YOU MUST NOT WASTE YOUR TALENTS.

YOU MUST DO AS WELL AS YOU POSSIBLY CAN.

And, whenever you stop “living up to your potential” in order to skip a rock and build a fire and catch a firefly in a jar?

That can feel like failure, too.

Because sometimes, not doing your best at all hours of the day can feel like slacking.

That’s because “potential” has got a dollar sign tattooed on its face. This is how we measure our excellence. It is not whether we’ve done enough meaningful things in our life—it’s whether we’ve earned enough money in our life. And you can never earn enough money when you’re on the internet.

On the internet, opportunity is endless.

On the internet, you can be “free.”

Except, that’s a joke. You aren’t free on the internet; at least, not most people, anyway. Freedom doesn’t come from taking micro orders from thousands of different people every day.

Oooohhh, that hit you somewhere deep, didn’t it?

“Micro orders.”

That’s what it feels like, being online. You don’t own your time anymore. Other people do. Because it’s almost impossible to resist responding, reacting, engaging, turning into a tiny little helpless bobble head.

Isn’t that what we’re supposed to do?

It’s all a bunch of charades.

And none of it is good for us.

There’s a difference between building an online business and building an online prison.

Unfortunately the latter is usually what looks like success.


There are a lot of things I don’t believe in: black licorice, god, tattoos of clowns. Who the fuck wants a tattoo of a clown? Don’t you dare send me that shit.

I’ve also decided I don’t believe in online business the way it’s been done.

I don’t believe in TikTok.
I don’t believe in Instagram.
I don’t believe in Facebook groups.
I don’t believe in noise for the sake of noise.

Noise does not equal money.

You can make as much noise as you want—but most of the people doing that are broke. That’s because they’re spending all their time making distractions, rather than making a product.

But people who have been online for as long as I have know the truth: it’s better to have a quiet business that earns millions of dollars, than a loud one that earns millions of fans.

What’s the point?

I’m not interested in building my ego. I’m interested in building a life.

That’s what true potential should mean: how well did you live?


Maybe instead of money earned, we need other metrics of success. This is why my new program, Selfish School, teaches you how to start an online business without social media so you can actually enjoy your life—and in doing so, measures success not only in terms of $USD, but also something I call $T: uncommitted time.

How much leisure time do you have leftover in your day?

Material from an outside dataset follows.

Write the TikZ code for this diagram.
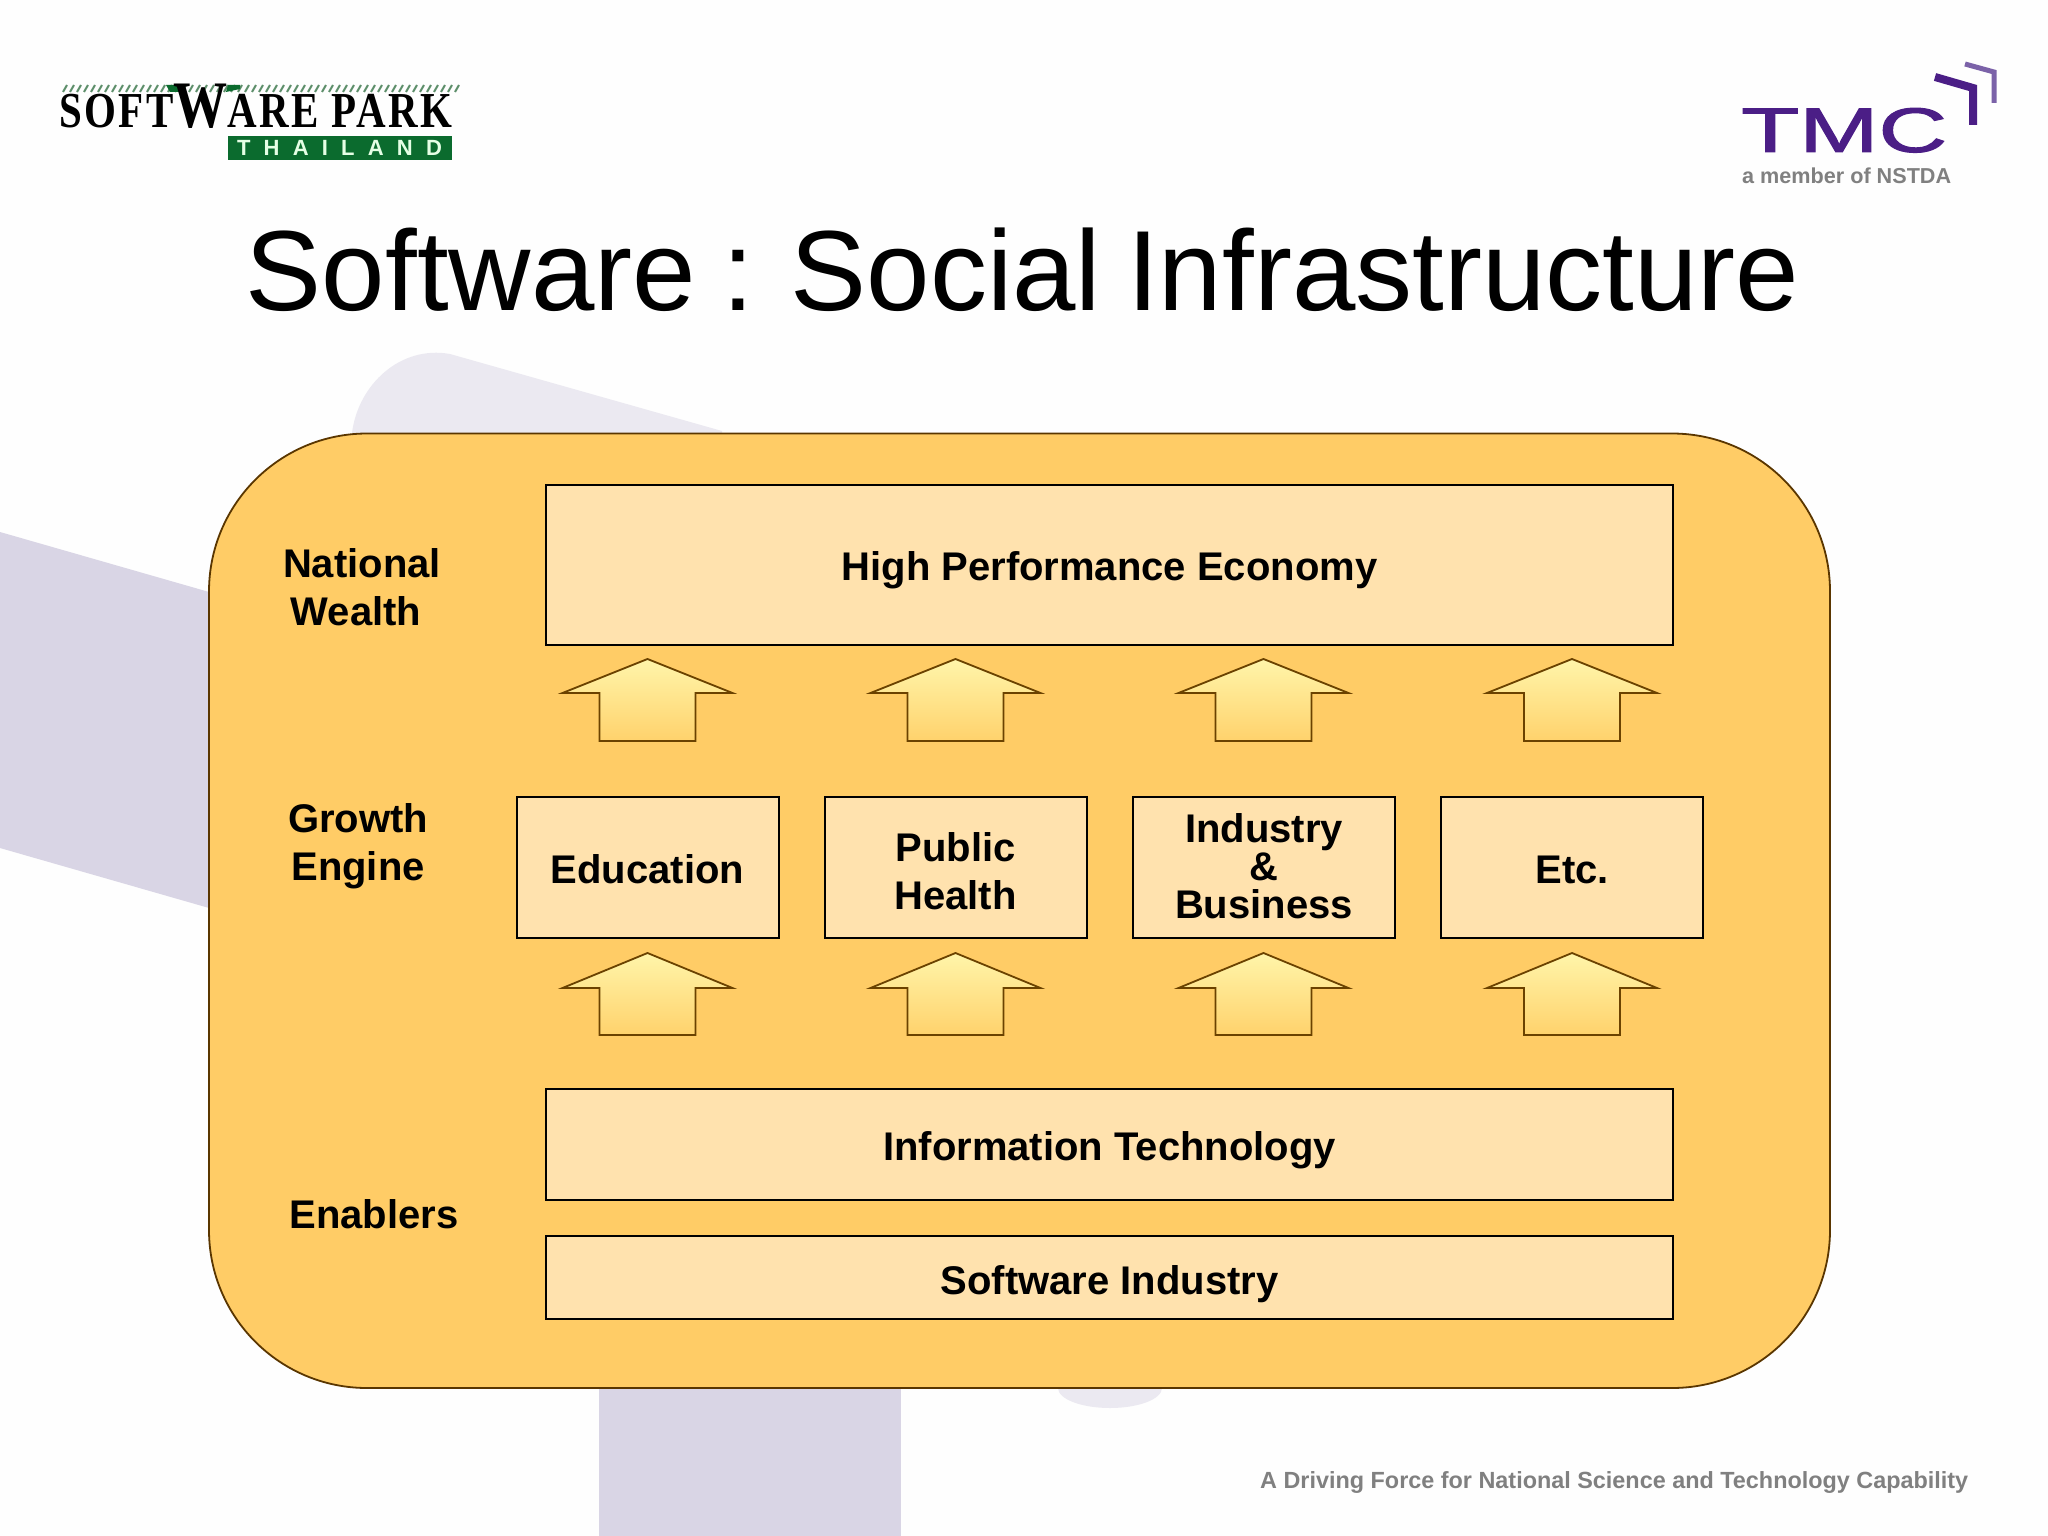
\documentclass[tikz,border=0pt]{standalone}
\usepackage{fontspec}
\usepackage{graphicx}
\setmainfont{Liberation Sans}
\newfontfamily\logoserif[LetterSpace=6]{Liberation Serif}
\newfontfamily\wideTH[LetterSpace=60]{Liberation Sans}
\newfontfamily\tmcfont[FakeBold=1.5]{Liberation Sans}
\definecolor{paper}{HTML}{FEFEFE}
\definecolor{lilac}{HTML}{D9D5E5}
\definecolor{lilacfaint}{HTML}{EBE9F1}
\definecolor{panelfill}{HTML}{FFCC66}
\definecolor{panelline}{HTML}{5A3600}
\definecolor{boxfill}{HTML}{FFE2AE}
\definecolor{arrowtop}{HTML}{FFF5AA}
\definecolor{arrowbot}{HTML}{FFD26C}
\definecolor{arrowline}{HTML}{6B4200}
\definecolor{parkgreen}{HTML}{0B6B2E}
\definecolor{hatchgreen}{HTML}{5E8F6B}
\definecolor{tmcpurple}{HTML}{4B1E86}
\definecolor{tmclight}{HTML}{7B62A8}
\definecolor{taggray}{HTML}{808080}
\tikzset{
  bigfont/.style={font=\fontsize{40}{48}\selectfont\bfseries},
  panelbox/.style={draw=black,line width=2pt,fill=boxfill,align=center,bigfont,inner sep=0pt},
  wide/.style={panelbox,minimum width=1127pt},
  mid/.style={panelbox,minimum width=262pt,minimum height=141pt},
  oneline/.style={text height=32pt,text depth=0pt},
  sidelabel/.style={bigfont,align=center,inner sep=0pt},
  blockarrow/.style={draw=arrowline,line width=1.8pt,line join=miter,top color=arrowtop,bottom color=arrowbot},
}
\begin{document}
\begin{tikzpicture}[x=1pt,y=-1pt]
\useasboundingbox (0,0) rectangle (2048,1536);
\fill[paper] (0,0) rectangle (2048,1536);
% background shapes
\fill[lilacfaint] (352,433) .. controls (358,385) and (400,345) .. (450,354) -- (722,431) -- (722,460) -- (352,460) -- cycle;
\fill[lilacfaint] (1110,1388) ellipse [x radius=52pt,y radius=20pt];
\fill[lilac] (0,532) -- (230,598) -- (230,914) -- (0,848) -- cycle;
\fill[lilac] (599,1370) rectangle (901,1536);
% logos
\foreach \hx in {63,70,...,455} \draw[hatchgreen,line width=2pt] (\hx,92) -- (\hx+4,85);
\fill[parkgreen] (166,85) -- (186,85) -- (181,92) -- (170,92) -- cycle;
\fill[parkgreen] (228,85) -- (240,85) -- (240,89) -- (226,92) -- cycle;
\node[anchor=south west,inner sep=0pt] (parkname) at (59,129) {\resizebox{393pt}{43pt}{\logoserif\bfseries\fontsize{50}{50}\selectfont SOFT\raisebox{-0.5pt}{\fontsize{66}{66}\selectfont W}ARE PARK}};
\node[fill=parkgreen,text=white!90!green,minimum width=224pt,minimum height=24pt,inner sep=0pt,font=\wideTH\bfseries\fontsize{22}{22}\selectfont] (parkland) at (339.5,148) {THAILAND};
\node[anchor=base west,inner sep=0pt,text=tmcpurple] (tmc) at (1741,152) {\resizebox{206pt}{44pt}{\tmcfont\fontsize{60}{60}\selectfont TMC}};
\draw[tmclight,line width=5pt] (1965,64) -- (1994,72) -- (1994,103);
\draw[tmcpurple,line width=8pt] (1935,77) -- (1973,88) -- (1973,125);
\node[anchor=base west,inner sep=0pt,text=taggray] (member) at (1742,183) {\resizebox{209pt}{!}{\fontsize{20}{20}\selectfont\bfseries a member of NSTDA}};
% title
\node[anchor=base,inner sep=0pt,font=\fontsize{114}{114}\selectfont] (title) at (1022.5,310) {\spaceskip=26.3pt Software : Social Infrastructure};
% panel
\draw[draw=panelline,line width=1.8pt,fill=panelfill,rounded corners=158pt] (209,433.5) rectangle (1830,1388);
% side labels
\node[sidelabel] (national) at (362,587) {National\\Wealth\hspace*{12pt}};
\node[sidelabel] (growth) at (358,846) {Growth\\Engine};
\node[sidelabel,anchor=base] (enablers) at (374,1228) {Enablers};
% boxes
\node[wide,oneline,minimum height=160pt] (high) at (1109.5,564.5) {High Performance Economy};
\node[mid,oneline] (edu) at (647.5,867.5) {Education};
\node[mid,text height=83pt,text depth=0pt] (pub) at (955.5,867.5) {Public\\Health};
\node[mid,font=\fontsize{40}{38}\selectfont\bfseries,text height=102.4pt,text depth=0pt] (ind) at (1264,867.5) {Industry\\\&\\Business};
\node[mid,oneline] (etc) at (1572,867.5) {Etc.};
\node[wide,oneline,minimum height=111pt] (it) at (1109.5,1144.5) {Information Technology};
\node[wide,oneline,text height=35pt,minimum height=83pt] (sw) at (1109.5,1277) {Software Industry};
% block arrows
\foreach \cx in {647.5,955.5,1263.5,1572}{
  \path[blockarrow,shift={(\cx,659)}] (0,0) -- (85,34) -- (48,34) -- (48,82) -- (-48,82) -- (-48,34) -- (-85,34) -- cycle;
  \path[blockarrow,shift={(\cx,953)}] (0,0) -- (85,35) -- (48,35) -- (48,82) -- (-48,82) -- (-48,35) -- (-85,35) -- cycle;
}
% tagline
\node[anchor=base west,inner sep=0pt,text=taggray] (tag) at (1260,1488) {\resizebox{708pt}{!}{\fontsize{24}{24}\selectfont\bfseries A Driving Force for National Science and Technology Capability}};
\end{tikzpicture}
\end{document}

If you are earning good money, but have no time in your life to live, you don’t have a life.

And frankly?

That doesn’t interest me.

What interests me is how I can earn the financial resources I need in order to be able to:

  • Go out on the canoe and splash my hand in the water
  • Invite the kid I shared a locker with in the 9th grade over for beers
  • Look through old black and white photos of my grandparents from Italy
  • Sit down with an art pad and sketch a garden for the backyard
  • Run my hand over a patch of dewey grass in the morning
  • Meet up with the girls for a throwback game of pool (or seven!)
  • Take a 4-wheeler out to see the sunset
  • Snap pictures of birds and look them up on an app
  • Write a thoughtful birthday card for someone I love
  • Giggle over a glass of wine with my old Uncle Barry
  • Be still. Be quiet. Be able to look around me and actually see.
  • Help a neighbor move a stove
  • Take the time to look at the trees
  • Press buttercups into a vintage book
  • Breathe
  • Smile when an old friend calls
  • Walk through the crick like I did when I was twelve
  • Think about life
  • Ponder the world
  • Eat corn on the cob at twelve noon in the middle of summer
  • Do the kinds of things that technology should be helping us have more time to do

Time is the new money.

I don’t care how much you’re earning; I want to know how well you’re living. Can you earn a quarter million dollars a year and still be free? Can you still be connected? Grounded? Who you want to be?

This is what I’ve set out to help us do in Selfish School.

Because turns out, it’s not a laptop that makes you feel free.

It’s knowing how to use it—and then walk away from it—that does.